Theoretical and numerical study on smoke descent during tunnel fires under natural ventilation condition

The smoke stratification and the smoke descent along a tunnel are of the utmost importance for personnel evacuation. The paper investigates the smoke descent along a tunnel during a naturally ventilated tunnel fire. A theoretical model is developed to predict the smoke depth below the ceiling along the tunnel. A series of numerical simulations of full-scale tunnel fires are conducted to compare with the developed model, and some coefficients such as the entrainment coefficient are determined from the simulation results.

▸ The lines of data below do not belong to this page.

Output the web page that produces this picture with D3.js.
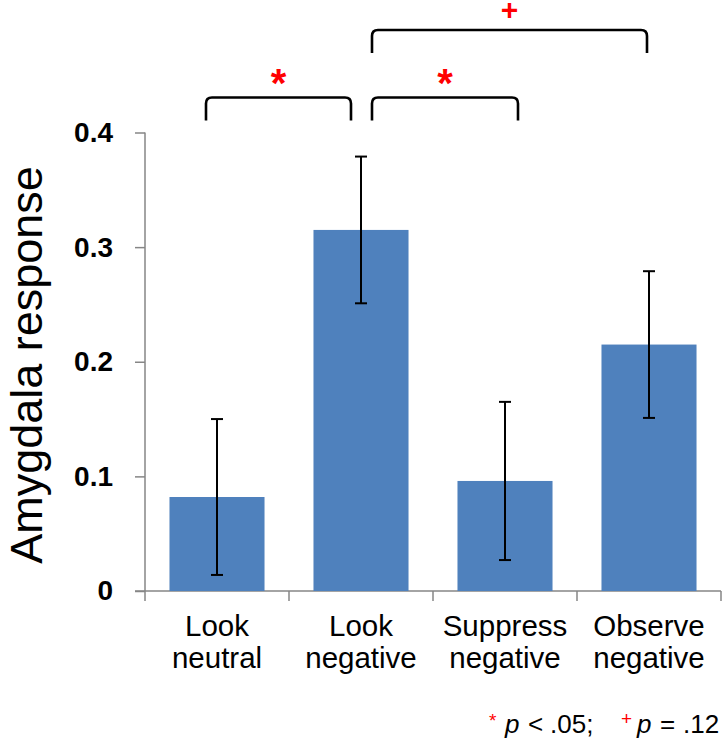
<!DOCTYPE html>
<html>
<head>
<meta charset="utf-8">
<script src="https://cdn.jsdelivr.net/npm/d3@7"></script>
<style>
  html, body { margin: 0; padding: 0; background: #fff; }
  svg { display: block; }
</style>
</head>
<body>
<svg id="chart" width="724" height="738"></svg>
<script>
// data
const categories = ['Look neutral', 'Look negative', 'Suppress negative', 'Observe negative']
const means = [0.082, 0.315, 0.096, 0.215]
const errors = [0.068, 0.064, 0.069, 0.064]
const yTicks = [0, 0.1, 0.2, 0.3, 0.4]
// significance brackets: [from index, to index, level, mark]
const comparisons = [
  [0, 1, 0, '*'],
  [1, 2, 0, '*'],
  [1, 3, 1, '+']
]

const svg = d3.select('#chart')
const barColor = '#4F81BD'
const axisColor = '#868686'
const font = 'Liberation Sans, Arial, sans-serif'

const x = d3.scaleBand()
  .domain(categories)
  .range([145, 721])
  .paddingInner(0.34)
  .paddingOuter(0.17)

const y = d3.scaleLinear()
  .domain([0, 0.4])
  .range([591, 132.5])

// y axis
const yAxis = svg.append('g')
  .attr('transform', 'translate(145,0)')
  .call(d3.axisLeft(y)
    .tickValues(yTicks)
    .tickSize(10)
    .tickPadding(22)
    .tickFormat(d => d === 0 ? '0' : d3.format('.1f')(d)))
yAxis.select('.domain').attr('stroke', axisColor).attr('stroke-width', 1.5)
  .attr('d', `M0,${y(0.4)}V${y(0)}`)
yAxis.selectAll('.tick line').attr('stroke', axisColor).attr('stroke-width', 1.5)
yAxis.selectAll('.tick text')
  .attr('fill', '#000')
  .style('font-family', font)
  .style('font-weight', 'bold')
  .style('font-size', '28px')

// x axis
const xAxis = svg.append('g')
  .attr('transform', `translate(0,${y(0)})`)
xAxis.append('line')
  .attr('x1', 135).attr('x2', x.range()[1])
  .attr('stroke', axisColor).attr('stroke-width', 1.5)
const bounds = [x.range()[0]].concat(categories.map(c => x(c) + x.bandwidth() + x.step() * x.paddingInner() / 2))
bounds[bounds.length - 1] = x.range()[1]
xAxis.selectAll('.xtick').data(bounds).enter().append('line')
  .attr('x1', d => d).attr('x2', d => d)
  .attr('y1', 0).attr('y2', 10)
  .attr('stroke', axisColor).attr('stroke-width', 1.5)

const labels = xAxis.selectAll('.xlabel').data(categories).enter().append('text')
  .attr('text-anchor', 'middle')
  .attr('transform', d => `translate(${x(d) + x.bandwidth() / 2},0)`)
  .style('font-family', font)
  .style('font-size', '29.5px')
  .attr('fill', '#000')
labels.append('tspan').attr('x', 0).attr('y', 45).text(d => d.split(' ')[0])
labels.append('tspan').attr('x', 0).attr('y', 77).text(d => d.split(' ')[1])

// bars
svg.selectAll('.bar').data(categories).enter().append('rect')
  .attr('x', d => x(d))
  .attr('y', (d, i) => y(means[i]))
  .attr('width', x.bandwidth())
  .attr('height', (d, i) => y(0) - y(means[i]))
  .attr('fill', barColor)

// error bars
const eb = svg.selectAll('.err').data(categories).enter().append('g')
  .attr('transform', d => `translate(${x(d) + x.bandwidth() / 2},0)`)
eb.append('line')
  .attr('y1', (d, i) => y(means[i] + errors[i]))
  .attr('y2', (d, i) => y(means[i] - errors[i]))
  .attr('stroke', '#000').attr('stroke-width', 2)
eb.append('line')
  .attr('x1', -6).attr('x2', 6)
  .attr('y1', (d, i) => y(means[i] + errors[i]))
  .attr('y2', (d, i) => y(means[i] + errors[i]))
  .attr('stroke', '#000').attr('stroke-width', 2)
eb.append('line')
  .attr('x1', -6).attr('x2', 6)
  .attr('y1', (d, i) => y(means[i] - errors[i]))
  .attr('y2', (d, i) => y(means[i] - errors[i]))
  .attr('stroke', '#000').attr('stroke-width', 2)

// y title
svg.append('text')
  .attr('transform', 'translate(42,365) rotate(-90)')
  .attr('text-anchor', 'middle')
  .style('font-family', font)
  .style('font-size', '45px')
  .attr('fill', '#000')
  .text('Amygdala response')

// significance brackets
const cx = i => x(categories[i]) + x.bandwidth() / 2
const endOffset = [[-11, -10], [11, 13], [11, -2]]
const r = 6
comparisons.forEach((c, k) => {
  const x1 = cx(c[0]) + endOffset[k][0]
  const x2 = cx(c[1]) + endOffset[k][1]
  const top = 97.5 - c[2] * 67.5
  const bottom = top + 23
  svg.append('path')
    .attr('d', `M${x1},${bottom}V${top + r}Q${x1},${top} ${x1 + r},${top}H${x2 - r}Q${x2},${top} ${x2},${top + r}V${bottom}`)
    .attr('fill', 'none')
    .attr('stroke', '#000')
    .attr('stroke-width', 2.6)
  svg.append('text')
    .attr('x', (x1 + x2) / 2)
    .attr('y', c[3] === '*' ? top - 1 : top - 10)
    .attr('text-anchor', 'middle')
    .style('font-family', font)
    .style('font-weight', 'bold')
    .style('font-size', c[3] === '*' ? '40px' : '30px')
    .attr('fill', '#FF0000')
    .text(c[3])
})

// legend note
const note = svg.append('g')
  .style('font-family', font)
  .style('font-size', '26px')
  .attr('fill', '#000')
const noteParts = [
  { x: 489, dy: -6, size: 19, red: true, text: '*' },
  { x: 505, italic: true, text: 'p' },
  { x: 528, text: '<' },
  { x: 550, text: '.05;' },
  { x: 621, dy: -8, size: 19, red: true, text: '+' },
  { x: 637, italic: true, text: 'p' },
  { x: 660, text: '=' },
  { x: 683, text: '.12' }
]
note.selectAll('text').data(noteParts).enter().append('text')
  .attr('x', d => d.x)
  .attr('y', d => 733 + (d.dy || 0))
  .attr('fill', d => d.red ? '#FF0000' : '#000')
  .style('font-size', d => d.size ? d.size + 'px' : null)
  .style('font-style', d => d.italic ? 'italic' : null)
  .text(d => d.text)
</script>
</body>
</html>
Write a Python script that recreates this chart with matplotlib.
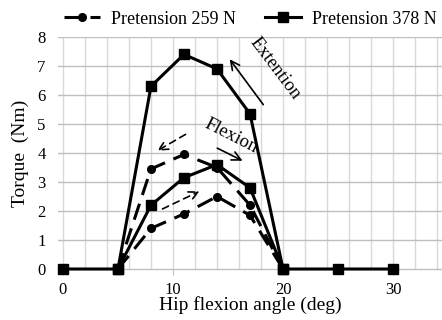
import matplotlib
matplotlib.use("Agg")
import matplotlib.pyplot as plt
from matplotlib.lines import Line2D

plt.rcParams['font.family'] = ['Liberation Serif', 'DejaVu Serif']

# Data
angle_378 = [0, 5, 8, 11, 14, 17, 20, 25, 30]
torque_378_ext = [0, 0, 6.3, 7.4, 6.9, 5.35, 0, 0, 0]
angle_flex = [5, 8, 11, 14, 17, 20]
torque_378_flex = [0, 2.2, 3.15, 3.6, 2.8, 0]
torque_259_ext = [0, 3.45, 3.95, 3.5, 2.2, 0]
torque_259_flex = [0, 1.4, 1.9, 2.5, 1.85, 0]
labels = ["Pretension 259 N", "Pretension 378 N"]

fig = plt.figure(figsize=(4.42, 3.2), dpi=100)
ax = fig.add_axes([58/442, 51/320, 1 - 58/442, 232/320])

ax.set_xlim(-0.45, 34.45)
ax.set_ylim(0, 8)

# grid
for xv in range(2, 35, 2):
    ax.axvline(xv, color='#d9d9d9', lw=1.0, zorder=0)
ax.axvline(0, color='#d9d9d9', lw=1.0, zorder=0)
for yv in range(1, 9):
    ax.axhline(yv, color='#bfbfbf', lw=1.0, zorder=0)

for s in ['left', 'right', 'top']:
    ax.spines[s].set_visible(False)
ax.spines['bottom'].set_color('#bfbfbf')
ax.spines['bottom'].set_linewidth(1.0)

ax.set_xticks([0, 10, 20, 30])
ax.set_yticks(range(0, 9))
ax.tick_params(axis='x', colors='#bfbfbf', length=4, labelcolor='black', labelsize=12, pad=5)
ax.tick_params(axis='y', length=0, labelcolor='black', labelsize=12, pad=9)

dash = (0, (5.5, 3))
ax.plot(angle_378, torque_378_ext, color='black', lw=2.2, marker='s', ms=7.5, zorder=3, clip_on=False)
ax.plot(angle_flex, torque_378_flex, color='black', lw=2.2, marker='s', ms=7.5, zorder=3, clip_on=False)
ax.plot(angle_flex, torque_259_ext, color='black', lw=2.2, ls=dash, marker='o', ms=5.5, zorder=4, clip_on=False)
ax.plot(angle_flex, torque_259_flex, color='black', lw=2.2, ls=dash, marker='o', ms=5.5, zorder=4, clip_on=False)

# annotations
ax.annotate('', xy=(15.0, 7.31), xytext=(18.36, 5.59),
            arrowprops=dict(arrowstyle='->', color='black', lw=1.2, mutation_scale=16))
ax.text(19.3, 6.9, 'Extention', rotation=-53, ha='center', va='center', fontsize=13.5,
        rotation_mode='anchor')
ax.annotate('', xy=(16.55, 3.69), xytext=(13.8, 4.21),
            arrowprops=dict(arrowstyle='->', color='black', lw=1.2, mutation_scale=16))
ax.text(15.3, 4.6, 'Flexion', rotation=-27, ha='center', va='center', fontsize=13.5,
        rotation_mode='anchor')
ax.annotate('', xy=(8.36, 4.03), xytext=(11.36, 4.69),
            arrowprops=dict(arrowstyle='->', color='black', lw=1.2, ls=(0, (4, 3)), mutation_scale=16))
ax.annotate('', xy=(12.64, 2.72), xytext=(8.82, 2.03),
            arrowprops=dict(arrowstyle='->', color='black', lw=1.2, ls=(0, (4, 3)), mutation_scale=16))

ax.set_xlabel('Hip flexion angle (deg)', fontsize=14, labelpad=-1)
ax.set_ylabel('Torque  (Nm)', fontsize=14, labelpad=6)

handles = [Line2D([], [], color='black', lw=2.2, ls=dash, marker='o', ms=5.5),
           Line2D([], [], color='black', lw=2.2, marker='s', ms=7.5)]
fig.legend(handles, labels, loc='center', bbox_to_anchor=(250/442, 1 - 19/320), ncol=2,
           frameon=False, fontsize=13, handlelength=2.0, columnspacing=1.6, handletextpad=0.6,
           borderaxespad=0)

fig.savefig('out.png', dpi=100)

The concepts of critical moment and critical distance are proposed to characterize the smoke descent along the tunnel. The results show that as the smoke spreads longitudinally, the smoke depth below the tunnel ceiling continuously increases. The temperature decay along the tunnel due to heat losses and air entrainment at the smoke layer interface is considered as the main parameter for the smoke descent. After the vitiated air returns back to the fire source, the smoke stratification in the entire tunnel will be significantly reduced. The smoke layer depth along the tunnel based on the temperature distribution is relatively stable in the process of smoke development, which is not sensitive to the HRR, but influenced by the tunnel width, and this method could only be used before the critical moment. The outcomes of this study could provide references for a better understanding of smoke movement in naturally ventilated tunnels and provide technical guidelines for fire safety designers.